PhRMA’s Updated Code for Industry Addresses Speaker Programs, Meals

Aug. 20, 2021 — The Pharmaceutical Research and Manufacturers of America (PhRMA) has “updated and enhanced” its voluntary code of ethics regarding how the drug industry can appropriately interact with U.S. health care professionals (HCPs) while marketing biopharma products in various ways, including speaker programs.

PhRMA’s revised “Code on Interactions with Health Care Professionals,” last updated in 2019, follows a Nov. 16, 2020, “special fraud alert” from the Department of Health and Human Services Office of Inspector General that discusses the “inherent fraud and abuse risks” associated with speaker programs.

According to PhRMA’s Code, which takes effect Jan. 1, 2022, “company-sponsored speaker programs provide substantive educational information about the benefits, risks, and appropriate uses of company medicines and related disease states.” PhRMA notes that speaker programs are distinct from continuing medical education programs, and that “companies and speakers should be clear about this distinction.”

The OIG alert indicated that a “red flag” for speaker programs is using a high-end venue (such as restaurants or sports venues); other points of concern are providing free drinks and allowing speakers to invite others to accompany them to programs. Although speaker programs were down significantly in 2020 as a result of COVID-19 restrictions on travel and large, in-person gatherings, reporting from Policy & Medicine on Centers for Medicare and Medicaid Services (CMS) data from the Open Payments Program showed that “food and beverage” payments still represented a significant portion of the payments made last year.

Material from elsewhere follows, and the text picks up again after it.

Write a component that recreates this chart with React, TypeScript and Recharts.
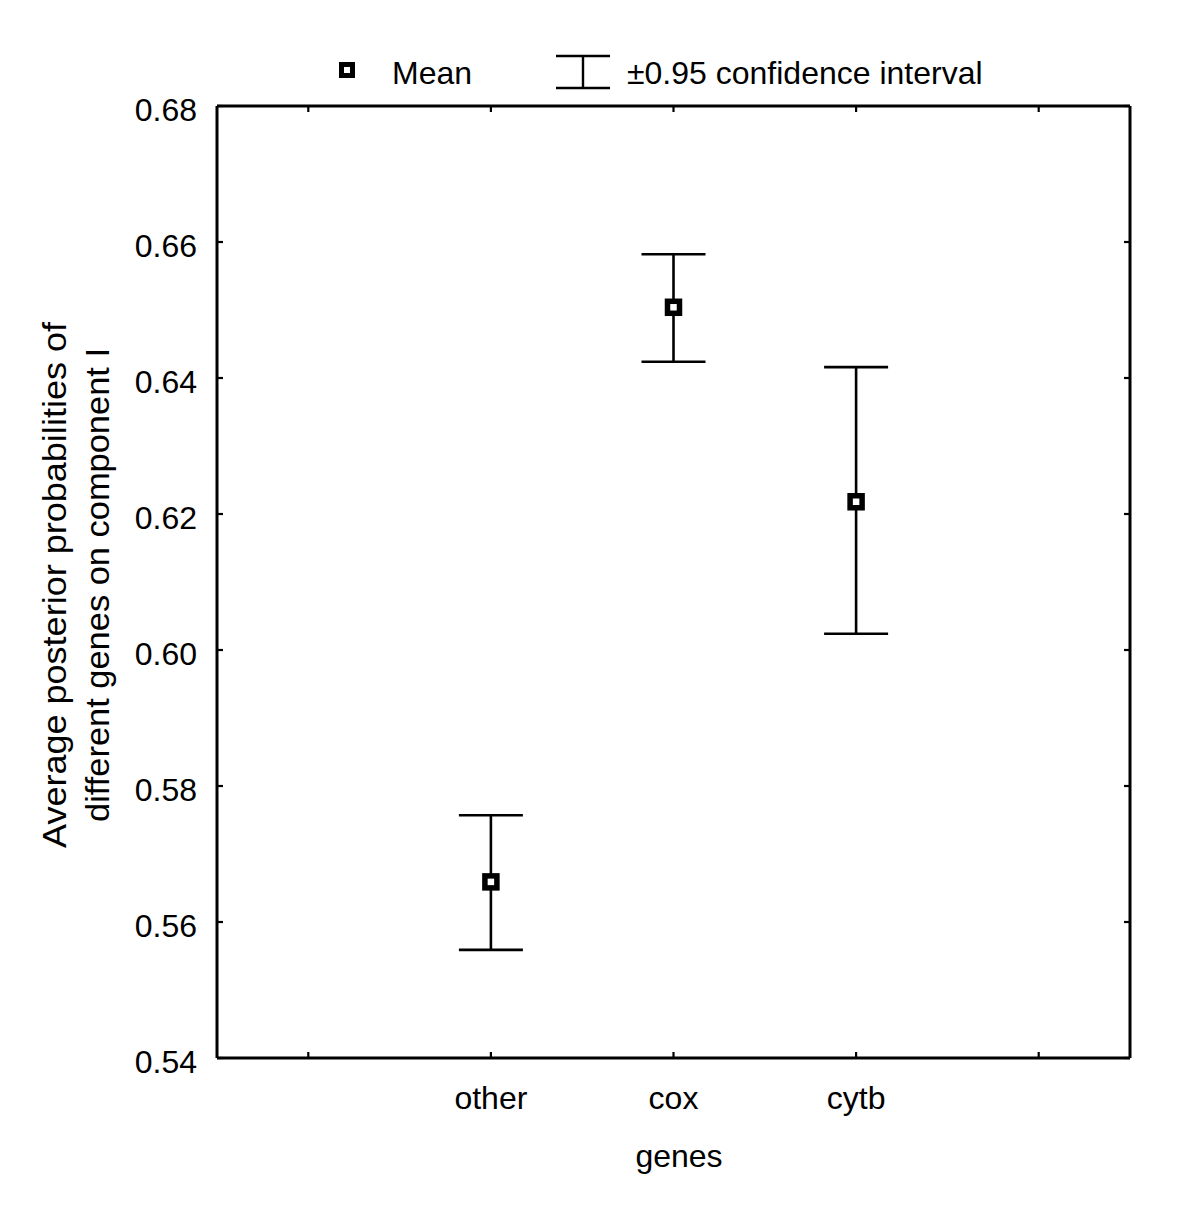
import React from 'react';
import { ComposedChart, Scatter, ErrorBar, XAxis, YAxis, Legend } from 'recharts';

// ---- data ----
const genes = ['', 'other', 'cox', 'cytb', ' '];
const means: (number | null)[] = [null, 0.5659, 0.6504, 0.6218, null];
const lowerCI: (number | null)[] = [null, 0.5559, 0.6424, 0.6024, null];
const upperCI: (number | null)[] = [null, 0.5757, 0.6582, 0.6416, null];
const yTicks = [0.54, 0.56, 0.58, 0.6, 0.62, 0.64, 0.66, 0.68];
const yDomain = [0.54, 0.68];

const data = genes.map((g, i) => {
  const m = means[i];
  const lo = lowerCI[i];
  const hi = upperCI[i];
  return {
    gene: g,
    mean: m,
    err: m == null || lo == null || hi == null ? null : [m - lo, hi - m],
  };
});

// ---- layout ----
const W = 1200;
const H = 1205;
const PL = 217;
const PR = 1130;
const PT = 106;
const PB = 1058;
const FONT = '"Liberation Sans", Arial, Helvetica, sans-serif';
const FS = 32;

const YTick = (props: any) => {
  const { y, payload } = props;
  return (
    <g>
      <line x1={PL} x2={PL + 6} y1={y} y2={y} stroke="#000" strokeWidth={2.2} />
      <line x1={PR - 6} x2={PR} y1={y} y2={y} stroke="#000" strokeWidth={2.2} />
      <text x={PL - 20} y={y + 4} dy="0.355em" textAnchor="end" fontFamily={FONT} fontSize={FS} fill="#000">
        {Number(payload.value).toFixed(2)}
      </text>
    </g>
  );
};

const XTick = (props: any) => {
  const { x, payload } = props;
  const label = String(payload.value).trim();
  return (
    <g>
      <line x1={x} x2={x} y1={PB} y2={PB - 6} stroke="#000" strokeWidth={2.2} />
      <line x1={x} x2={x} y1={PT} y2={PT + 6} stroke="#000" strokeWidth={2.2} />
      {label ? (
        <text x={x} y={PB + 51} textAnchor="middle" fontFamily={FONT} fontSize={FS} fill="#000">
          {label}
        </text>
      ) : null}
    </g>
  );
};

const XLabel = () => (
  <text x={679} y={1167} textAnchor="middle" fontFamily={FONT} fontSize={FS} fill="#000">
    genes
  </text>
);

const YLabel = () => (
  <g>
    <text x={66} y={585} transform="rotate(-90 66 585)" textAnchor="middle" fontFamily={FONT} fontSize={33}
      textLength={526} lengthAdjust="spacingAndGlyphs" fill="#000">
      Average posterior probabilities of
    </text>
    <text x={109} y={585} transform="rotate(-90 109 585)" textAnchor="middle" fontFamily={FONT} fontSize={33}
      textLength={474} lengthAdjust="spacingAndGlyphs" fill="#000">
      different genes on component I
    </text>
  </g>
);

const MeanShape = (props: any) => {
  const { cx, cy, payload } = props;
  if (!payload || payload.mean == null || cx == null || cy == null) return <g />;
  return <rect x={cx - 6} y={cy - 6} width={12} height={12} fill="#fff" stroke="#000" strokeWidth={5.5} />;
};

const LegendContent = () => (
  <svg width={W} height={100} style={{ display: 'block' }}>
    <rect x={341.5} y={64.5} width={11} height={11} fill="#fff" stroke="#000" strokeWidth={5} />
    <text x={392} y={84} fontFamily={FONT} fontSize={FS} fill="#000">Mean</text>
    <line x1={556} x2={610} y1={56} y2={56} stroke="#000" strokeWidth={2.6} />
    <line x1={556} x2={610} y1={88} y2={88} stroke="#000" strokeWidth={2.6} />
    <line x1={583} x2={583} y1={56} y2={88} stroke="#000" strokeWidth={2.4} />
    <text x={627} y={84} fontFamily={FONT} fontSize={FS} fill="#000">±0.95 confidence interval</text>
  </svg>
);

export default function App() {
  return (
    <div style={{ position: 'absolute', left: 0, top: 0, width: W, height: H, background: '#fff' }}>
      <ComposedChart
        width={W}
        height={H}
        data={data}
        margin={{ top: PT - 1, right: W - PR - 1, left: PL - 80, bottom: H - PB - 60 }}
      >
        <XAxis
          dataKey="gene"
          type="category"
          scale="band"
          interval={0}
          height={60}
          tickSize={0}
          tickMargin={0}
          tickLine={false}
          axisLine={{ stroke: '#000', strokeWidth: 3 }}
          tick={<XTick />}
          label={<XLabel />}
        />
        <XAxis
          xAxisId="top"
          dataKey="gene"
          scale="band"
          orientation="top"
          height={1}
          tick={false}
          tickLine={false}
          axisLine={{ stroke: '#000', strokeWidth: 3 }}
        />
        <YAxis
          type="number"
          domain={yDomain}
          ticks={yTicks}
          interval={0}
          width={80}
          tickSize={0}
          tickMargin={20}
          tickLine={false}
          axisLine={{ stroke: '#000', strokeWidth: 3 }}
          tick={<YTick />}
          label={<YLabel />}
          allowDataOverflow
        />
        <YAxis
          yAxisId="right"
          orientation="right"
          type="number"
          domain={yDomain}
          width={1}
          tick={false}
          tickLine={false}
          axisLine={{ stroke: '#000', strokeWidth: 3 }}
        />
        <Legend
          layout="horizontal"
          verticalAlign="middle"
          align="center"
          content={<LegendContent />}
          wrapperStyle={{ position: 'absolute', left: 0, top: 0, width: W, height: 100 }}
        />
        <Scatter dataKey="mean" isAnimationActive={false} shape={<MeanShape />}>
          <ErrorBar dataKey="err" direction="y" width={32} stroke="#000" strokeWidth={2.6} isAnimationActive={false} />
        </Scatter>
      </ComposedChart>
    </div>
  );
}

The new PhRMA code states that incidental meals of modest value may be offered to attendees of company-sponsored speaker programs, subject to the following principles:

  • The purpose of the speaker program should be to present substantive educational information designed to help address a bona fide educational need among attendees, taking into account recent substantive changes in relevant information or the importance of the availability of such educational programming.
  • Only those with a bona fide educational need for the information should be invited.
  • Incidental meals furnished to attendees must be modest as judged by local standards, as well as subordinate in focus to the educational presentation.
  • Companies should not pay for or provide alcohol in connection with the speaker program.
  • The speaker program should occur in a venue and manner conducive to informational communication, and a company representative should be physically present. For speaker programs at third-party venues, the third-party venue selected by the company should not be extravagant or the main attraction of the event or perceived as such. Luxury resorts, high-end restaurants, and entertainment, sporting, or other recreational venues or events are not appropriate.
  • Repeat attendance at a speaker program on the same or substantially the same topic is generally not appropriate unless the attendee has a bona fide educational need to receive the information presented. Attendance by speakers as participants at programs after speaking on the same or substantially the same topic is generally not appropriate.
  • Friends, significant others, family members, and other guests of a speaker or an invited attendee are not appropriate speaker program attendees unless such individuals have an independent, bona fide educational need to receive the information presented.

The 2022 PhRMA Code also provides guidance on how companies procure and retain speakers, appropriate terms of compensation and reimbursement for reasonable travel expenses, and speaker training. Further, PhRMA states that each company “should develop policies addressing the appropriate use of speakers, including utilization of speakers after training and the appropriate number of engagements for any particular speaker over time.”

Engaging in “appropriate marketing of medicines” is critical to ensuring that “patients have access to the products they need and that the products are used correctly for maximum patient benefit,” according to PhRMA. “Our relationships with healthcare professionals are critical to achieving these goals.”